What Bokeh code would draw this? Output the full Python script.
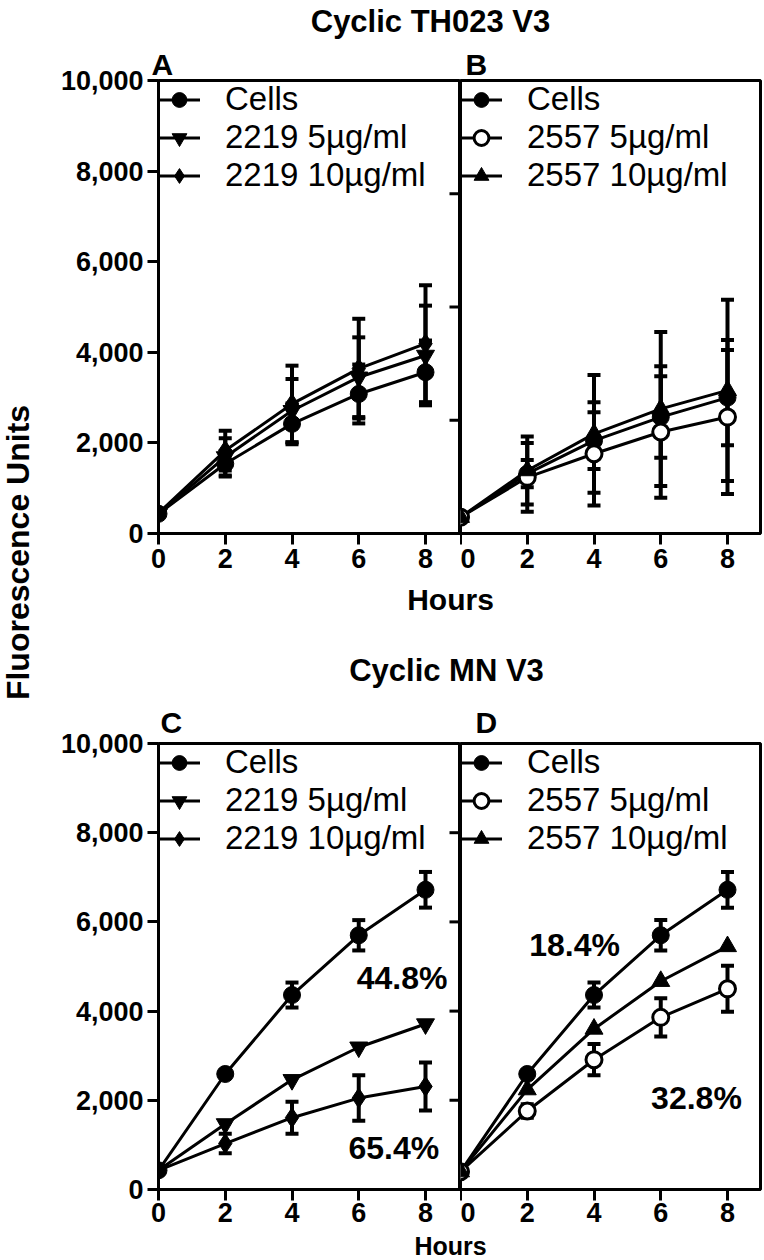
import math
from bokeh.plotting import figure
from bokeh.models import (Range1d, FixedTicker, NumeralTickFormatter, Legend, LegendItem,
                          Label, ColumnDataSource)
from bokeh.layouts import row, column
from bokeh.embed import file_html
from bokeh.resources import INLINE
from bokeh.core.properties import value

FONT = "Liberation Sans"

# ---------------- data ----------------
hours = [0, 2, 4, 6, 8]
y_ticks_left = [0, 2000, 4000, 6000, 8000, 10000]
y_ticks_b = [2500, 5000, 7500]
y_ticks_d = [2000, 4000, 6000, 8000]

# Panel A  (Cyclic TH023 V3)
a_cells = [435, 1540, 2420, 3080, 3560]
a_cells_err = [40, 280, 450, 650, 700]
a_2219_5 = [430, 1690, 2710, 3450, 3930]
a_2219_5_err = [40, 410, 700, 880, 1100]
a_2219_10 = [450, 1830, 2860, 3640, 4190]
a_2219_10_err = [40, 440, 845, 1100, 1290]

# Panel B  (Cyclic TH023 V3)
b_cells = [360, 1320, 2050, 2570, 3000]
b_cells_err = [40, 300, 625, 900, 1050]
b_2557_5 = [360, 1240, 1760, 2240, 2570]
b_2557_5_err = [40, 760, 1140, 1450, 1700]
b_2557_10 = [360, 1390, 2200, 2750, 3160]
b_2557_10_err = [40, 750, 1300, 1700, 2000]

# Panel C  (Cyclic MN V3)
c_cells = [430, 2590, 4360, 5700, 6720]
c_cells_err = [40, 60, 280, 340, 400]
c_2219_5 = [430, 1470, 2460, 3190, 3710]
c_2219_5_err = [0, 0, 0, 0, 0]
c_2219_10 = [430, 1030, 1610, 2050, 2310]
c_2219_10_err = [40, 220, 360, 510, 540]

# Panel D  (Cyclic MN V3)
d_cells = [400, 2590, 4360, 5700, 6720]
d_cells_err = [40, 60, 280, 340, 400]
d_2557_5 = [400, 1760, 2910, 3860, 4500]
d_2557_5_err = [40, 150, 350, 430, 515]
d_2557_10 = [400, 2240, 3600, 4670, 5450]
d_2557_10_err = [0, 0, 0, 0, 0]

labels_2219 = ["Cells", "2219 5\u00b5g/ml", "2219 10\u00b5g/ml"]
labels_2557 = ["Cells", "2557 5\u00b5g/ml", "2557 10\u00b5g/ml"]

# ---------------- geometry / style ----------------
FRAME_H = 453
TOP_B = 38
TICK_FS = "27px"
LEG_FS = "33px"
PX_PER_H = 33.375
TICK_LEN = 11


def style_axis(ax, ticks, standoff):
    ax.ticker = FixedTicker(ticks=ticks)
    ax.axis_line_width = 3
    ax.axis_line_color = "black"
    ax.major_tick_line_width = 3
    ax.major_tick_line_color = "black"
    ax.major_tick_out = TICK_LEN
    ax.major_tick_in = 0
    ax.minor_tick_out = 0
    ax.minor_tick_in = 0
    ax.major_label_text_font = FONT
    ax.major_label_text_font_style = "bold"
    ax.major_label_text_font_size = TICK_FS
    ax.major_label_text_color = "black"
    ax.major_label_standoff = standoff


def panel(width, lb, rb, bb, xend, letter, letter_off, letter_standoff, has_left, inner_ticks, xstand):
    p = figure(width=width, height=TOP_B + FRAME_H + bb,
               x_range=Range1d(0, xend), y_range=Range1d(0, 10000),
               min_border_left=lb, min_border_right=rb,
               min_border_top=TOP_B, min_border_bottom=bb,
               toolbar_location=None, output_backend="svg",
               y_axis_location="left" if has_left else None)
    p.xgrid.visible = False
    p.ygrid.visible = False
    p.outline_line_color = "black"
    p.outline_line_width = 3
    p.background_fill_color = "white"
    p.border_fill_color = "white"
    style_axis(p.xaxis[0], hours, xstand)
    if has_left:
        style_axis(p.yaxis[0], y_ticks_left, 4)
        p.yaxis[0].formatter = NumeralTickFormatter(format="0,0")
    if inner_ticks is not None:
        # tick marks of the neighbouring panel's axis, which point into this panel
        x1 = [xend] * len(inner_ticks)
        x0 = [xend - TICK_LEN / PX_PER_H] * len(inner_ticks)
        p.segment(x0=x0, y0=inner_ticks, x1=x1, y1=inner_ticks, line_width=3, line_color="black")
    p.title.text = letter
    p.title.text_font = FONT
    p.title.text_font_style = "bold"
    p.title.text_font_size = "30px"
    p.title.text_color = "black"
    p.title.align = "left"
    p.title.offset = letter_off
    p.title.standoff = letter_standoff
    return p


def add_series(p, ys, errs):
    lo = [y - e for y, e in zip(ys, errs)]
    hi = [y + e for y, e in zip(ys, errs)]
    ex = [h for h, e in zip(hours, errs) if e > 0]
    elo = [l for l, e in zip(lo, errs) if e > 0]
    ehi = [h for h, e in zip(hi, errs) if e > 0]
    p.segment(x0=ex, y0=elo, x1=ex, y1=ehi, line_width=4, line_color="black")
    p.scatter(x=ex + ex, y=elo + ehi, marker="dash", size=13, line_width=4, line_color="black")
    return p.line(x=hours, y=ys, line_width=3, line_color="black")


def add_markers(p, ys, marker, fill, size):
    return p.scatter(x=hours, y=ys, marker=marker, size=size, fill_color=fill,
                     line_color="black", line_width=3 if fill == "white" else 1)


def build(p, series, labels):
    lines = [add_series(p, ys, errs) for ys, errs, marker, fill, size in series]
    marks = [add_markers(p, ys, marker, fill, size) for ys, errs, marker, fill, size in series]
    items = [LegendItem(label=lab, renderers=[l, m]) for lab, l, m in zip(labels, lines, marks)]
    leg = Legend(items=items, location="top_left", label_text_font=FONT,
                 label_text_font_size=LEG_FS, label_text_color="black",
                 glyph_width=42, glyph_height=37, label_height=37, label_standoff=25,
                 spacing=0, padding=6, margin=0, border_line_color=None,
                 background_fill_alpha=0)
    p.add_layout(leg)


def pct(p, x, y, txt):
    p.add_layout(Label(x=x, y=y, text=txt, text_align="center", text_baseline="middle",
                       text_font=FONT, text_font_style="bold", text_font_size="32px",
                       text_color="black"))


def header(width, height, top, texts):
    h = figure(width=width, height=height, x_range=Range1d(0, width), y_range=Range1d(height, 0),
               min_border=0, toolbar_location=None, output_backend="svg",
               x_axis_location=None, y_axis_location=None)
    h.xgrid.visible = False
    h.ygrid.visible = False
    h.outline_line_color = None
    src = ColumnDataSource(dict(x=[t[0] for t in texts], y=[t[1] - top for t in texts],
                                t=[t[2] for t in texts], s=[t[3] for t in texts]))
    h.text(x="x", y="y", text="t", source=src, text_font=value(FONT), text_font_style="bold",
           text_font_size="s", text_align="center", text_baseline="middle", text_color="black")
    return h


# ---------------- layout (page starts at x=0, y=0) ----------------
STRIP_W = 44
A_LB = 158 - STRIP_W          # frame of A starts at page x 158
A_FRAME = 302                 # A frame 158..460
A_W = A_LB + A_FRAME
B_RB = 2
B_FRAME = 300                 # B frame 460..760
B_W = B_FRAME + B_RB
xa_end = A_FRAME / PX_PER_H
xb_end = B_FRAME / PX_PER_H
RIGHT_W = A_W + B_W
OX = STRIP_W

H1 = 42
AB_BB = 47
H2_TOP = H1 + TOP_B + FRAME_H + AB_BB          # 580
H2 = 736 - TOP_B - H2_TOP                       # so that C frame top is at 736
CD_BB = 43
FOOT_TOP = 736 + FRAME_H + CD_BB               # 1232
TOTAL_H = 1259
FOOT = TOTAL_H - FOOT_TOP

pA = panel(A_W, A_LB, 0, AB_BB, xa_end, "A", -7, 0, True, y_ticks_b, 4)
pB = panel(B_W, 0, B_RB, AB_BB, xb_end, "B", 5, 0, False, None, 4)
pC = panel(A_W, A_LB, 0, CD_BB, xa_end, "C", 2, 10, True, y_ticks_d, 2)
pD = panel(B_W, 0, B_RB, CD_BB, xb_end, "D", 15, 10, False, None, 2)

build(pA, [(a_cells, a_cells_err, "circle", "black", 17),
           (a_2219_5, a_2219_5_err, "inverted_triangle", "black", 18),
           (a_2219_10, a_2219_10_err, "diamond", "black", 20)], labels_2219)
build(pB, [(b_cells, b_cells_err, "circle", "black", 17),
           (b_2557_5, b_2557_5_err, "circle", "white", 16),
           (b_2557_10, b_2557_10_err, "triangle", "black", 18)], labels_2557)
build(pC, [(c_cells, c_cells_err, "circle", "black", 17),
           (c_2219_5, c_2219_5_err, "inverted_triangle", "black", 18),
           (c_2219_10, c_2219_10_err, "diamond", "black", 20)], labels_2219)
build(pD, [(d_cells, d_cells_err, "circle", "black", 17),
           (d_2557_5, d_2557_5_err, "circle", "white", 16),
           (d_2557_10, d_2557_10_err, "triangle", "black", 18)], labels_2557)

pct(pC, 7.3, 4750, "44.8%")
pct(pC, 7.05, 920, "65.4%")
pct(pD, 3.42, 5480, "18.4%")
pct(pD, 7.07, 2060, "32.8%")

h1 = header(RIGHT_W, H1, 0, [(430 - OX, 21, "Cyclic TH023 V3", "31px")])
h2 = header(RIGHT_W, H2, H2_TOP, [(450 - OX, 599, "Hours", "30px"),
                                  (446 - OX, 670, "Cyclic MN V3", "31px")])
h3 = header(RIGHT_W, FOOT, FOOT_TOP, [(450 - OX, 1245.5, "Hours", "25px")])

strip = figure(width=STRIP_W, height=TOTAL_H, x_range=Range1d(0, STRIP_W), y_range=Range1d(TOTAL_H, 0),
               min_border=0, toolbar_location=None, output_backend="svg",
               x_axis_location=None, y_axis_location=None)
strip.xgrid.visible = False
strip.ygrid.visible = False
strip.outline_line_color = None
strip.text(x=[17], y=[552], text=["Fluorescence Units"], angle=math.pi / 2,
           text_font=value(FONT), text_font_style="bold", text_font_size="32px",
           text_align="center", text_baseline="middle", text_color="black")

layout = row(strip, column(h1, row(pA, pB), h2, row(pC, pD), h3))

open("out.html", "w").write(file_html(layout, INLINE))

++++

**EXERCISE DESCRIPTION:** Restate only the lines running from the start of the material above through the line containing "y_ticks_d = [2000, 4000, 6000, 8000]", ends included. No pictures.

**WRITTEN RESPONSE:**
What Bokeh code would draw this? Output the full Python script.
import math
from bokeh.plotting import figure
from bokeh.models import (Range1d, FixedTicker, NumeralTickFormatter, Legend, LegendItem,
                          Label, ColumnDataSource)
from bokeh.layouts import row, column
from bokeh.embed import file_html
from bokeh.resources import INLINE
from bokeh.core.properties import value

FONT = "Liberation Sans"

# ---------------- data ----------------
hours = [0, 2, 4, 6, 8]
y_ticks_left = [0, 2000, 4000, 6000, 8000, 10000]
y_ticks_b = [2500, 5000, 7500]
y_ticks_d = [2000, 4000, 6000, 8000]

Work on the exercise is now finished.